No matter who comes out on top next Tuesday in the bitter, nasty run for Massachusetts 6th District congressional seat, and no matter what message that winning candidate — John Tierney or Richard Tisei — brings to Washington, he had better go forward with another message as well:
That’s the realization that our campaign finance laws, badly broken for decades, are now in a virtual shambles, thanks in part to the July Supreme Court decision to stand by the so-called Citizens’ United ruling that allows corporations to funnel money at will, without any limits and without publicly naming their corporate leaders into any and all campaigns. And one of the most dire illustrations is Tierney’s and Tisei’s own race.
The bombardment of residents’ mail boxes by so-called Super PACs this fall has been downright offensive.

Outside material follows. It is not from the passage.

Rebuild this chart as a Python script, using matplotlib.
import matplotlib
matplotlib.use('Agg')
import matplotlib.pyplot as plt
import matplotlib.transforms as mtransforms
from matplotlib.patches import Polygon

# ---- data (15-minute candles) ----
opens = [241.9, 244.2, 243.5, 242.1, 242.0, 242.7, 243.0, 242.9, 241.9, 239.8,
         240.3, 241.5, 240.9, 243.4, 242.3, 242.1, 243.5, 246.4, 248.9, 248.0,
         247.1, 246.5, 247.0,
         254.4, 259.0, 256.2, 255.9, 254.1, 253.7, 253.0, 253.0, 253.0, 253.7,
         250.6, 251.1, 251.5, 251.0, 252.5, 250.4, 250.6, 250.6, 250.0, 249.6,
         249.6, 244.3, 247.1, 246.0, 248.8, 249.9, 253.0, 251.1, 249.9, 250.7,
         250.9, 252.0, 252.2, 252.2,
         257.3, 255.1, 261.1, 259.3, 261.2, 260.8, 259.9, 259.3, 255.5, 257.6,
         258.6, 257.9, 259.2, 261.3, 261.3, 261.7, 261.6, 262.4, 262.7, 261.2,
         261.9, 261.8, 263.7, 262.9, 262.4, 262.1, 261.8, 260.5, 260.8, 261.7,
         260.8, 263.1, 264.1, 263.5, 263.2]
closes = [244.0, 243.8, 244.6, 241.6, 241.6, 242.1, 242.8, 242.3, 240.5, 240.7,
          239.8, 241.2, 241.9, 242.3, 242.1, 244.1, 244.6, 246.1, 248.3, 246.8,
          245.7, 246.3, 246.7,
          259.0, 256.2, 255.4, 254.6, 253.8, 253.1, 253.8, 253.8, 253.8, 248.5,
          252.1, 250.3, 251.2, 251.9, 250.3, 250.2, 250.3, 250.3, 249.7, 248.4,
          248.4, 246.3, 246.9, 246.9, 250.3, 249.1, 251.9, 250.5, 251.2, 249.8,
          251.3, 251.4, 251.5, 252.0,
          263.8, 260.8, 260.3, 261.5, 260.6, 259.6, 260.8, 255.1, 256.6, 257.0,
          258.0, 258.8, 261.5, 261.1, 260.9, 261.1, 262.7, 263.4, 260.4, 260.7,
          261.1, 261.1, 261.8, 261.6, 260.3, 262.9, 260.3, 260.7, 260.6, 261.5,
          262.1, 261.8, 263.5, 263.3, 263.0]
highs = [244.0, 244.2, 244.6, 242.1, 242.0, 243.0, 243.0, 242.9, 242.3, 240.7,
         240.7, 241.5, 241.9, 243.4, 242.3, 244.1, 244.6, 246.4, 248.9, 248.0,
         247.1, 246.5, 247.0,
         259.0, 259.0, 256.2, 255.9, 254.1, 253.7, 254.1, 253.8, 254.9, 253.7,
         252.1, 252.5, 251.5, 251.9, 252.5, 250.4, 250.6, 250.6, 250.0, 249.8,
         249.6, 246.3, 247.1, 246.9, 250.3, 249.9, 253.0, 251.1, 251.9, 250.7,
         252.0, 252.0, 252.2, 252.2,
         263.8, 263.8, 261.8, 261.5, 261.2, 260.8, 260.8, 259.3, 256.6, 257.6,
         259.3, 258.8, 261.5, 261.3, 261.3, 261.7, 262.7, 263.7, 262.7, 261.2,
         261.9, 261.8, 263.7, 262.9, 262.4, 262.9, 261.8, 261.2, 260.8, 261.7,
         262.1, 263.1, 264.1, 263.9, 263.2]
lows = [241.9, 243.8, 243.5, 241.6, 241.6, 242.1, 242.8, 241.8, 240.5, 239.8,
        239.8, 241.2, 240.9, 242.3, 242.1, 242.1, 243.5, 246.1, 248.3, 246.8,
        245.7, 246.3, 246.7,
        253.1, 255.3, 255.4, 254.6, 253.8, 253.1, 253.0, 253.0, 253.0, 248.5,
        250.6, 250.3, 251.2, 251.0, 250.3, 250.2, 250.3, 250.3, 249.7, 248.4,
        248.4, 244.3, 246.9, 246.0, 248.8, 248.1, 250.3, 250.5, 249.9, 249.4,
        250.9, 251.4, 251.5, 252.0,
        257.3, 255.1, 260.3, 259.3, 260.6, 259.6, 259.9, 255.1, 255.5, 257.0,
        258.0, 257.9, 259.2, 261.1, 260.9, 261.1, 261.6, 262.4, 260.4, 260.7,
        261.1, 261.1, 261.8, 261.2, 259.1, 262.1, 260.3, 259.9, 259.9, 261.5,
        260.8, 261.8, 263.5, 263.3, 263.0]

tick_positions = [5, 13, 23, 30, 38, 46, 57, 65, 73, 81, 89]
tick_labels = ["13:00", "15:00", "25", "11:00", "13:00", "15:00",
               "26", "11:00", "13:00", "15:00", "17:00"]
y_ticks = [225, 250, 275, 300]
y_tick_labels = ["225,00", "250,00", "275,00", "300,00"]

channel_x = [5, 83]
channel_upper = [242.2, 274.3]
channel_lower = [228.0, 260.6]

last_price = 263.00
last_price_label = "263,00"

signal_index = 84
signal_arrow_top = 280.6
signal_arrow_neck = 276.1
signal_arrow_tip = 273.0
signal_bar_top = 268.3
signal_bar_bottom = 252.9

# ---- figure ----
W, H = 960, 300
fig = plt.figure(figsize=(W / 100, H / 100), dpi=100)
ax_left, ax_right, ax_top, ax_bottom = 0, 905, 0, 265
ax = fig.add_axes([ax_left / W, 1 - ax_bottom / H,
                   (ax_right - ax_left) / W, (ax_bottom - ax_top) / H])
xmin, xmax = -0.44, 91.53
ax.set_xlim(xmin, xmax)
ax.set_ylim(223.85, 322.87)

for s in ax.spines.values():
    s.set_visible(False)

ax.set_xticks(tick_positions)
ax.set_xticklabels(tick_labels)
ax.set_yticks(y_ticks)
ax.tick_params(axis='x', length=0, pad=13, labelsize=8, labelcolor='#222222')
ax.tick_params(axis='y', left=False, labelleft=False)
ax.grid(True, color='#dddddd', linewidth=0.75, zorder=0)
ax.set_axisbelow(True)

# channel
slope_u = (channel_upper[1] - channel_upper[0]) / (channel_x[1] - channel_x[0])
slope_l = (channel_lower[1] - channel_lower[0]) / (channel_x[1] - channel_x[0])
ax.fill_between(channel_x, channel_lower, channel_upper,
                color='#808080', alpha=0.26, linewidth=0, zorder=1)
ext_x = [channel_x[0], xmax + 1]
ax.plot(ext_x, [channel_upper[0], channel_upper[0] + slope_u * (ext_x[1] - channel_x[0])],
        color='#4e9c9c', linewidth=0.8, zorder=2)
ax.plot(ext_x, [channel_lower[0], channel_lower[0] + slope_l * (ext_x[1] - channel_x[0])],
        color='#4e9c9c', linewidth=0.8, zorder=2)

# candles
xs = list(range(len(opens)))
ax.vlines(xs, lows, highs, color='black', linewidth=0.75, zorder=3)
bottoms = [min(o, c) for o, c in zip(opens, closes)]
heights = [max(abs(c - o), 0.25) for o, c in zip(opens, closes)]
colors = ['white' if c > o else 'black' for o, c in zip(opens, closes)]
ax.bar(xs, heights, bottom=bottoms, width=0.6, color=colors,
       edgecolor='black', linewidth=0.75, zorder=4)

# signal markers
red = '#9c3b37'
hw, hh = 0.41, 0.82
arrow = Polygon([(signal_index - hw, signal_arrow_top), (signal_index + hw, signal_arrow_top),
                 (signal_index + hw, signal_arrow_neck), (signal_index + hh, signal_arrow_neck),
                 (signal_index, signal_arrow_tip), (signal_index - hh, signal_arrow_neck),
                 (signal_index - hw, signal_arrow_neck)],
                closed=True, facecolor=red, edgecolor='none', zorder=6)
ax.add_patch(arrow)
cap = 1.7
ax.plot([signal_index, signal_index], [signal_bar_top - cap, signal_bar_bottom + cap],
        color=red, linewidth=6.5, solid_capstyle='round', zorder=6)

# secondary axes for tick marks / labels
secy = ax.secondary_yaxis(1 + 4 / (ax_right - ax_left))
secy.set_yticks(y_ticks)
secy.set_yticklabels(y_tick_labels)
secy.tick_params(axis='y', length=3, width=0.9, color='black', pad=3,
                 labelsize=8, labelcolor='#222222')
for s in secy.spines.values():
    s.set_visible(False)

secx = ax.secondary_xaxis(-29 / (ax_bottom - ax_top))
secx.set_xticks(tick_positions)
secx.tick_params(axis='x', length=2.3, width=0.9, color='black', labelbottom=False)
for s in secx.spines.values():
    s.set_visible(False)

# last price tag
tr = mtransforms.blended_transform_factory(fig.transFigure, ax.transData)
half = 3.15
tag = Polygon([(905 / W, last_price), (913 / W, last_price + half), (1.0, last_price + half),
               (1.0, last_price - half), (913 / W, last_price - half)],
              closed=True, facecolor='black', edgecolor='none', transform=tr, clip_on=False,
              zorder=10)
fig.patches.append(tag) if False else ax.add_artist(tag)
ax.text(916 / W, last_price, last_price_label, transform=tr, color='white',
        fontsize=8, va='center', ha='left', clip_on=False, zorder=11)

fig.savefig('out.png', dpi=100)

And the issue isn’t merely that these groups are allowed to attack with impunity behind names like the political action front called Strong Economy for Massachusetts Inc. It’s the fact they can do so in relative anonymity as well.
At the very least, the over-the-top mailers attacking Tierney should have told voters that Strong Economy’s driving force is, as Wednesday’s Times story noted, none other than former Congressman Peter Torkildsen — the Republican from whom Tierney won his seat in 1996. Then voters would have recognized the context and the bitter agenda behind the push.

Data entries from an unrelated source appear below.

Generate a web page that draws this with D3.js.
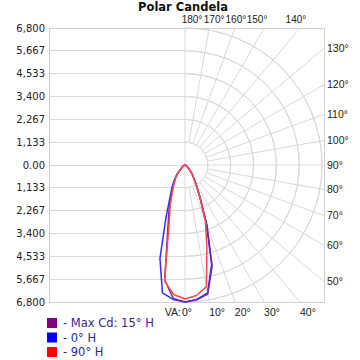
<!DOCTYPE html>
<html><head><meta charset="utf-8">
<script src="https://cdn.jsdelivr.net/npm/d3@7/dist/d3.min.js"></script>
<style>
html,body{margin:0;padding:0;background:#fff;}
svg{display:block;font-family:"DejaVu Sans",Verdana,sans-serif;}
</style></head>
<body><svg id="c" width="360" height="360"></svg>
<script>
// ---- data ----
const title = "Polar Candela";
const yTickValues = [-6800, -5666.67, -4533.33, -3400, -2266.67, -1133.33, 0, 1133.33, 2266.67, 3400, 4533.33, 5666.67, 6800];
const yTickLabels = ["6,800","5,667","4,533","3,400","2,267","1,133","0.00","1,133","2,267","3,400","4,533","5,667","6,800"];
const maxCd = 6800;
const ringValues = [1133.33, 2266.67, 3400, 4533.33, 5666.67, 6800];
const spokeAngles = [0,10,20,30,40,50,60,70,80,90,100,110,120,130,140,150,160,170,180];
const topLabels = ["180°","170°","160°","150°","140°"];
const topLabelAngles = [180,170,160,150,140];
const rightLabels = ["130°","120°","110°","100°","90°","80°","70°","60°","50°"];
const rightLabelAngles = [130,120,110,100,90,80,70,60,50];
const bottomLabels = ["0°","10°","20°","30°","40°"];
const bottomLabelAngles = [0,10,20,30,40];
const vAngles = [0,5,10,15,20,25,30,35,40,45,50,55,60,65,70,75,80,85,90];
const seriesNames = ["- Max Cd: 15° H","- 0° H","- 90° H"];
const maxRight = [6800,6720,6500,5200,3200,1780,1080,740,500,310,195,120,75,45,28,16,8,3,0];
const maxLeft  = [6800,6650,5800,3300,2300,1550,1150,850,600,360,210,130,80,50,30,18,10,4,0];
const h0Right  = [6800,6700,6450,5100,3100,1700,1050,720,480,300,190,120,75,45,28,16,8,3,0];
const h0Left   = [6800,6700,6450,4800,2750,1750,1300,950,650,380,220,130,80,50,30,18,10,4,0];
const h90Right = [6650,6500,6130,4200,2950,1750,1050,720,480,300,190,120,75,45,28,16,8,3,0];
const h90Left  = [6650,6450,5850,3050,2150,1500,1100,820,580,350,200,125,78,48,30,18,10,4,0];

// ---- layout ----
const svg = d3.select("#c");
const L = 49, R = 324, T = 28, B = 302;
const y = d3.scaleLinear().domain([-maxCd, maxCd]).range([B, T]);
const cx = 185, cy = y(0);
const r = d3.scaleLinear().domain([0, maxCd]).range([0, (B - T) / 2]);
const grid = "#d9d9d9";
const rad = d => d * Math.PI / 180;
const angFont = "'Liberation Sans',Arial,sans-serif";

// horizontal grid (left half)
svg.append("g").selectAll("line").data(yTickValues).join("line")
  .attr("x1", L).attr("x2", cx).attr("y1", d => y(d)).attr("y2", d => y(d))
  .attr("stroke", grid).attr("stroke-width", 1).attr("shape-rendering","crispEdges");

// arcs on the right half
const arc = d3.arc().startAngle(0).endAngle(Math.PI);
svg.append("g").attr("transform", `translate(${cx},${cy})`).selectAll("path").data(ringValues).join("path")
  .attr("d", d => arc({innerRadius: r(d), outerRadius: r(d)}))
  .attr("fill", "none").attr("stroke", grid).attr("stroke-width", 1);

// spokes clipped to rectangle
function edgeT(a) {
  const s = Math.sin(rad(a)), c = Math.cos(rad(a));
  let t = Infinity;
  if (s > 1e-6) t = Math.min(t, (R - cx) / s);
  if (c > 1e-6) t = Math.min(t, (B - cy) / c);
  if (c < -1e-6) t = Math.min(t, (cy - T) / -c);
  return t;
}
svg.append("g").selectAll("line").data(spokeAngles).join("line")
  .attr("x1", a => cx + (a % 90 === 0 ? 0 : r(ringValues[0])) * Math.sin(rad(a)))
  .attr("y1", a => cy + (a % 90 === 0 ? 0 : r(ringValues[0])) * Math.cos(rad(a)))
  .attr("x2", a => cx + edgeT(a) * Math.sin(rad(a)))
  .attr("y2", a => cy + edgeT(a) * Math.cos(rad(a)))
  .attr("stroke", grid).attr("stroke-width", 1);

// border
svg.append("rect").attr("x", L).attr("y", T).attr("width", R - L).attr("height", B - T)
  .attr("fill", "none").attr("stroke", "#cfcfcf").attr("shape-rendering","crispEdges");

// left axis labels
svg.append("g").selectAll("text").data(yTickValues).join("text")
  .attr("x", L - 4).attr("y", d => y(d)).attr("dy", "0.35em")
  .attr("text-anchor", "end").attr("font-size", 10).attr("fill", "#222")
  .text((d, i) => yTickLabels[i]);

// top labels
const topNudge = [7, 5, 1, -7, -4];
svg.append("g").selectAll("text").data(topLabelAngles).join("text")
  .attr("x", (a, i) => cx + edgeT(a) * Math.sin(rad(a)) + topNudge[i])
  .attr("y", T - 5).attr("text-anchor", "middle").attr("font-size", 10)
  .attr("font-family", angFont).attr("fill", "#222")
  .text((a, i) => topLabels[i]);

// right labels
svg.append("g").selectAll("text").data(rightLabelAngles).join("text")
  .attr("x", R + 3)
  .attr("y", a => cy + edgeT(a) * Math.cos(rad(a))).attr("dy", "0.35em")
  .attr("font-size", 10.5).attr("font-family", angFont).attr("fill", "#222")
  .text((a, i) => rightLabels[i]);

// bottom labels
svg.append("g").selectAll("text").data(bottomLabelAngles).join("text")
  .attr("x", a => cx + edgeT(a) * Math.sin(rad(a)) - (a === 0 ? 3 : 0))
  .attr("y", B + 14).attr("font-size", 10.5).attr("font-family", angFont).attr("fill", "#222")
  .text((a, i) => bottomLabels[i]);
svg.append("text").attr("x", cx - 4).attr("y", B + 14).attr("text-anchor", "end")
  .attr("font-size", 10.5).attr("font-family", angFont).attr("fill", "#222").text("VA:");

// title
svg.append("text").attr("x", 183).attr("y", 10.5).attr("text-anchor", "middle")
  .attr("font-size", 11.5).attr("font-weight", "bold").attr("fill", "#111").text(title);

// curves
const lr = d3.lineRadial().angle(d => d[0]).radius(d => r(d[1]));
function pts(left, right) {
  const p = [];
  for (let i = vAngles.length - 1; i >= 0; i--) p.push([Math.PI + rad(vAngles[i]), left[i]]);
  for (let i = 0; i < vAngles.length; i++) p.push([Math.PI - rad(vAngles[i]), right[i]]);
  return p;
}
const curves = [
  {l: h0Left, rr: h0Right, c: "#2f2ff5"},
  {l: maxLeft, rr: maxRight, c: "#6a2aa8"},
  {l: h90Left, rr: h90Right, c: "#ff4a4a"}
];
const cg = svg.append("g").attr("transform", `translate(${cx},${cy})`);
curves.forEach(cv => {
  cg.append("path").attr("d", lr(pts(cv.l, cv.rr)))
    .attr("fill", "none").attr("stroke", cv.c).attr("stroke-width", 1.5).attr("stroke-linejoin", "round");
});

// legend
const legColors = ["#800080", "#0000ff", "#ff0000"];
const lg = svg.append("g");
seriesNames.forEach((n, i) => {
  lg.append("rect").attr("x", 47).attr("y", 318 + i * 14.5).attr("width", 10).attr("height", 10).attr("fill", legColors[i]);
  lg.append("text").attr("x", 63).attr("y", 323 + i * 14.5).attr("dy", "0.38em")
    .attr("font-size", 11.5).attr("fill", "#2b2b8f").text(n);
});
</script></body></html>
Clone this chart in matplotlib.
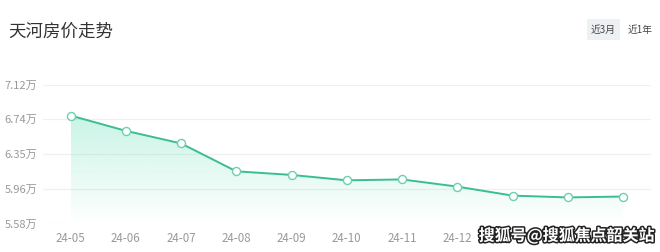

Torkildsen is hardly alone. While Super PACs — including the so-called Young Guns of the National Republican Campaign Committee — have spent more than $3 million attacking Tierney, Democrat-rooted Super PACS supporting the congressman have also spent more than $1.5 million trying to tie Tisei to the right-wing Tea Party when that’s clearly not the case. That’s reminiscent of two years ago, when Tierney campaign mailers told voters that challenger Bill Hudak would revoke homeowners’ mortgage tax deduction, when Tierney himself later acknowledged Hudak had made no such statement.